--- Given information ---
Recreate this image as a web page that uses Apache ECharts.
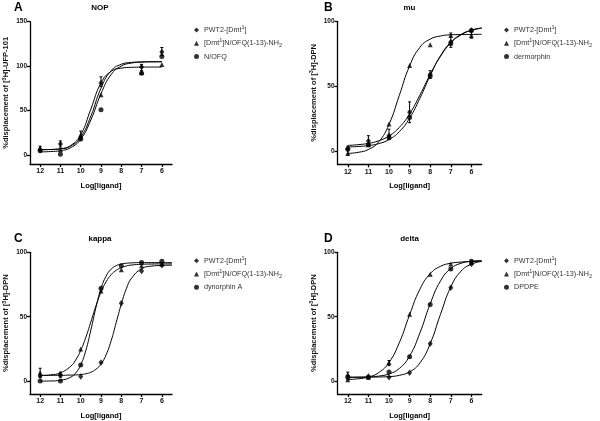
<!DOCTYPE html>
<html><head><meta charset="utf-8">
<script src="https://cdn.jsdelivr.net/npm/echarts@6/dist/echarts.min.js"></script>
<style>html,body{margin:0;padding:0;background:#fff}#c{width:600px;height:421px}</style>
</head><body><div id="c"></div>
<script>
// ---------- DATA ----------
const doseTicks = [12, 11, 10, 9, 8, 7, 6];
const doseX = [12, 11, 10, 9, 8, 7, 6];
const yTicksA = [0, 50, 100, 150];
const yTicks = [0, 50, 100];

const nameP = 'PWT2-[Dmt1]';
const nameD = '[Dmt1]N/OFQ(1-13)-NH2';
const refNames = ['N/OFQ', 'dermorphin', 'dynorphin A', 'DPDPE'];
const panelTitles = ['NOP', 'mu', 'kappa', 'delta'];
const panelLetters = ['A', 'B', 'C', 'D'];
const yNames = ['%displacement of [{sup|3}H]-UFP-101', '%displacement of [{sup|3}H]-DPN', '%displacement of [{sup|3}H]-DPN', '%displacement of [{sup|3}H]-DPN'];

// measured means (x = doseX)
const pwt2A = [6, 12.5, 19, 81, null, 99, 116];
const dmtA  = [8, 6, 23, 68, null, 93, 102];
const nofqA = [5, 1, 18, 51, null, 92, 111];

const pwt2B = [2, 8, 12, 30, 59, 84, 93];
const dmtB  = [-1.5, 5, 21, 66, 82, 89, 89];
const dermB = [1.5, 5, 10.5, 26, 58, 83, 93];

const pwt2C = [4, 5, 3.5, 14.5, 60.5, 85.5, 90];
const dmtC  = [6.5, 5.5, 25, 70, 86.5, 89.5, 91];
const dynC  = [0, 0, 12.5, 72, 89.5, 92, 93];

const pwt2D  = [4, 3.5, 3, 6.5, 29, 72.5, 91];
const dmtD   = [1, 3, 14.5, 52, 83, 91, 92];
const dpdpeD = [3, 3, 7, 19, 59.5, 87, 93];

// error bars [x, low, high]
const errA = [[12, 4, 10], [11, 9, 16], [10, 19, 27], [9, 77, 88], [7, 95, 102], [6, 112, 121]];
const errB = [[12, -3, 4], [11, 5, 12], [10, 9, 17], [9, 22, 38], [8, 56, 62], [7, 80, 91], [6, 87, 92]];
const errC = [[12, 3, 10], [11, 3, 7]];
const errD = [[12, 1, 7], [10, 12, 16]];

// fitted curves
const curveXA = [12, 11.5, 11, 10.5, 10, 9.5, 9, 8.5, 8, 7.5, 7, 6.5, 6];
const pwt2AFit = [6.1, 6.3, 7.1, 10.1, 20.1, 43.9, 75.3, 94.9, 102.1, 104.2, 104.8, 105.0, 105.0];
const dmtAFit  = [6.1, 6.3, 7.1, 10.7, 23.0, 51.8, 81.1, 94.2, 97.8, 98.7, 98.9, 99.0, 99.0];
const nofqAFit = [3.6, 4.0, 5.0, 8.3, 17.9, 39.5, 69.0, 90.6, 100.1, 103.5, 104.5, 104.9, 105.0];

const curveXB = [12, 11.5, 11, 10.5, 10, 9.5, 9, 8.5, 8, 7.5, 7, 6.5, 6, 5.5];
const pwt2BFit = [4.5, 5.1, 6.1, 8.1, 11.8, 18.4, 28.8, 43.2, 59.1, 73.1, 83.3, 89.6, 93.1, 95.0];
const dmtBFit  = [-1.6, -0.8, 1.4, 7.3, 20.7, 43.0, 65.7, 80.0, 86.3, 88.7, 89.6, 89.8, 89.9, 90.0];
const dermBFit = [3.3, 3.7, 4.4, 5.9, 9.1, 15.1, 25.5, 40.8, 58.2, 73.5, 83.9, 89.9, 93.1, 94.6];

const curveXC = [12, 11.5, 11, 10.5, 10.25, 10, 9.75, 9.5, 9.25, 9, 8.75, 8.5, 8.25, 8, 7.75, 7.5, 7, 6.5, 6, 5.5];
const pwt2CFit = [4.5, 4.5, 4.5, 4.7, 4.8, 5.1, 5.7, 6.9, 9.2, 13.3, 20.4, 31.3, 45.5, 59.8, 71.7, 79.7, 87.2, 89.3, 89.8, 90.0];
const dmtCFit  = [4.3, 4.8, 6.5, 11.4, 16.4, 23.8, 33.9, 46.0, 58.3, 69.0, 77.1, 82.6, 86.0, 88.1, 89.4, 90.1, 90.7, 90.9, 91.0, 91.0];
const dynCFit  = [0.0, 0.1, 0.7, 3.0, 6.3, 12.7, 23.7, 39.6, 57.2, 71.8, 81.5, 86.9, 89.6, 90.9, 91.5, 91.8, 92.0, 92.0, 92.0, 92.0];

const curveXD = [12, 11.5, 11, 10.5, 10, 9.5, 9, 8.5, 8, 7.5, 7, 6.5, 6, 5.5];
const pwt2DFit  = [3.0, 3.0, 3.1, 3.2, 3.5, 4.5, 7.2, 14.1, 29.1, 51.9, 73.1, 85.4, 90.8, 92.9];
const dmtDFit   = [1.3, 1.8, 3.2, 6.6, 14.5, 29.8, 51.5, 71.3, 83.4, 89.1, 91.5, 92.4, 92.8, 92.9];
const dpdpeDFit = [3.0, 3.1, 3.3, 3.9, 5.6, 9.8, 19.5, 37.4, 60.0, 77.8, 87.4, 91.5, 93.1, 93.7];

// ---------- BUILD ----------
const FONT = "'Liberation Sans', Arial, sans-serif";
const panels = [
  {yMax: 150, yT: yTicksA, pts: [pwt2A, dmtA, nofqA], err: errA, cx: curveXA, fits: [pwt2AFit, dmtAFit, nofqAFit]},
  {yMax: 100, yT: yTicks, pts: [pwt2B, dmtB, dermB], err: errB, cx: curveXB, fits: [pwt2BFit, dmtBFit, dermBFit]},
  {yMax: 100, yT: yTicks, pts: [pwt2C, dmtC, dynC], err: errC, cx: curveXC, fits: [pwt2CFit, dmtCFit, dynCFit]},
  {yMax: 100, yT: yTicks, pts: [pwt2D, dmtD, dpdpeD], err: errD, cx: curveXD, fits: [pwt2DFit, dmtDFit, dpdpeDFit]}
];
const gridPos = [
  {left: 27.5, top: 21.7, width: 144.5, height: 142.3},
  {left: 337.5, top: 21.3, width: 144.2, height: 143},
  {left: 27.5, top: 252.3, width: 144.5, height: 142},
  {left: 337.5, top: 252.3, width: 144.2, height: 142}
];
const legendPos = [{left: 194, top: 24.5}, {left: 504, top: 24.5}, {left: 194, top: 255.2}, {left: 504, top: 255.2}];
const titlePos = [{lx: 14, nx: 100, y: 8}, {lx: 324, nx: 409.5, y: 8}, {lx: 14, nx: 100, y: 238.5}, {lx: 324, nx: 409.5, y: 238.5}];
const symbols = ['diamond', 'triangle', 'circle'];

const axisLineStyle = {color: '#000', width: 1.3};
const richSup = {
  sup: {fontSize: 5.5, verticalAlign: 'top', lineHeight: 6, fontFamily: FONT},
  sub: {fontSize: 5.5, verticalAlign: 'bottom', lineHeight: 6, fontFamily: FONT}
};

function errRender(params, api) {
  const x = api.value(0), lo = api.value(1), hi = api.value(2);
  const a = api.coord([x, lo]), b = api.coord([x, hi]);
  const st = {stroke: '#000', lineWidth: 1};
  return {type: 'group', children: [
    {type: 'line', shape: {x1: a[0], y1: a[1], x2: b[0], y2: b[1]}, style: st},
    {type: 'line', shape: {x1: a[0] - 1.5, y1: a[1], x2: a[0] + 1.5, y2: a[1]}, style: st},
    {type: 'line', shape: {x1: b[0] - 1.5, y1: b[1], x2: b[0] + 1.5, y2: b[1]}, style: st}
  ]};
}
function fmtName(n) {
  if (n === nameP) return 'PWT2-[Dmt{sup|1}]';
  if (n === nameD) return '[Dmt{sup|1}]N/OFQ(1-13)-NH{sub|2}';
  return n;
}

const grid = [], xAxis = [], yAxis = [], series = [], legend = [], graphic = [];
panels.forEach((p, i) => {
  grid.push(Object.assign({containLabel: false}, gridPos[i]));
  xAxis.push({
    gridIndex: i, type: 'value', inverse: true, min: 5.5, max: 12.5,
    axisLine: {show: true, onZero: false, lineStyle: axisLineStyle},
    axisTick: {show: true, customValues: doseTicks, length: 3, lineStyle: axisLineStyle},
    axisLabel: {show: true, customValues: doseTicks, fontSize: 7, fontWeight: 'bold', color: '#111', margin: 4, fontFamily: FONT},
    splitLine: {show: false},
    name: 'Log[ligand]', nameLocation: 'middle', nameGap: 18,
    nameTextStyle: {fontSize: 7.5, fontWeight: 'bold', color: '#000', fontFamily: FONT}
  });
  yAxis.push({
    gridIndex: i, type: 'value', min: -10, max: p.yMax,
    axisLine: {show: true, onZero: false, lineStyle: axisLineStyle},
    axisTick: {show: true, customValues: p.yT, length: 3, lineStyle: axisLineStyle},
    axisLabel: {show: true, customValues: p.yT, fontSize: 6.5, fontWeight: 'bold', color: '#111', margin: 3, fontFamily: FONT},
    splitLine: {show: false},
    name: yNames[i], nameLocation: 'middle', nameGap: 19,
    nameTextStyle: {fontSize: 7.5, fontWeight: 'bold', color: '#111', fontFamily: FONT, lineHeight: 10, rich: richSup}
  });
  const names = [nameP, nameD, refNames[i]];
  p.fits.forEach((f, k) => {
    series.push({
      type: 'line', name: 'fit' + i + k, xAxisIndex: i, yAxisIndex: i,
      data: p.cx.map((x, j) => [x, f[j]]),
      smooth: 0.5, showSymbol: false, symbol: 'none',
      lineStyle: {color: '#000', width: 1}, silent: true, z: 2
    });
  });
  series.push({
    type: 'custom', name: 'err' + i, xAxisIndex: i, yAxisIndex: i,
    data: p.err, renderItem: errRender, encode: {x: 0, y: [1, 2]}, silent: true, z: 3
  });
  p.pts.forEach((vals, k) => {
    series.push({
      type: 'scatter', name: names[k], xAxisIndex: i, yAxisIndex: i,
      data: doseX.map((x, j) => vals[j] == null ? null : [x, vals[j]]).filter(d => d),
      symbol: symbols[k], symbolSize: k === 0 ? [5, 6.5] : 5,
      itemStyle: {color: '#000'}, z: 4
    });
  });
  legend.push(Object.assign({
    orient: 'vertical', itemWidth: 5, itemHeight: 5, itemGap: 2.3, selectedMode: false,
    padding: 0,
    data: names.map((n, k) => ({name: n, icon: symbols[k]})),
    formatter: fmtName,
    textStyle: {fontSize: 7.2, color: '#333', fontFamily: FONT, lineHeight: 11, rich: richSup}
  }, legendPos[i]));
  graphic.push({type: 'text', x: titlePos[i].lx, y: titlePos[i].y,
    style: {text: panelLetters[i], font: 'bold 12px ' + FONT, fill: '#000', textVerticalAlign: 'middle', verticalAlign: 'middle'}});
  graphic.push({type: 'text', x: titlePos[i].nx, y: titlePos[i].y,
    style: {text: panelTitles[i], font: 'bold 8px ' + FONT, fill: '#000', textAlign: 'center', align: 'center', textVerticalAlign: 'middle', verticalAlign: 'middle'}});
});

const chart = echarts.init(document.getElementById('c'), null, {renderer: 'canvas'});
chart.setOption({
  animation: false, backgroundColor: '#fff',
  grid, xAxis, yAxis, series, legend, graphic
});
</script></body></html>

--- Work required ---
Give back exactly the lines from the first line of the data through the line with "const dermB = [1.5, 5, 10.5, 26, 58, 83, 93];", pictures excluded.

--- Output for this task ---
Recreate this image as a web page that uses Apache ECharts.
<!DOCTYPE html>
<html><head><meta charset="utf-8">
<script src="https://cdn.jsdelivr.net/npm/echarts@6/dist/echarts.min.js"></script>
<style>html,body{margin:0;padding:0;background:#fff}#c{width:600px;height:421px}</style>
</head><body><div id="c"></div>
<script>
// ---------- DATA ----------
const doseTicks = [12, 11, 10, 9, 8, 7, 6];
const doseX = [12, 11, 10, 9, 8, 7, 6];
const yTicksA = [0, 50, 100, 150];
const yTicks = [0, 50, 100];

const nameP = 'PWT2-[Dmt1]';
const nameD = '[Dmt1]N/OFQ(1-13)-NH2';
const refNames = ['N/OFQ', 'dermorphin', 'dynorphin A', 'DPDPE'];
const panelTitles = ['NOP', 'mu', 'kappa', 'delta'];
const panelLetters = ['A', 'B', 'C', 'D'];
const yNames = ['%displacement of [{sup|3}H]-UFP-101', '%displacement of [{sup|3}H]-DPN', '%displacement of [{sup|3}H]-DPN', '%displacement of [{sup|3}H]-DPN'];

// measured means (x = doseX)
const pwt2A = [6, 12.5, 19, 81, null, 99, 116];
const dmtA  = [8, 6, 23, 68, null, 93, 102];
const nofqA = [5, 1, 18, 51, null, 92, 111];

const pwt2B = [2, 8, 12, 30, 59, 84, 93];
const dmtB  = [-1.5, 5, 21, 66, 82, 89, 89];
const dermB = [1.5, 5, 10.5, 26, 58, 83, 93];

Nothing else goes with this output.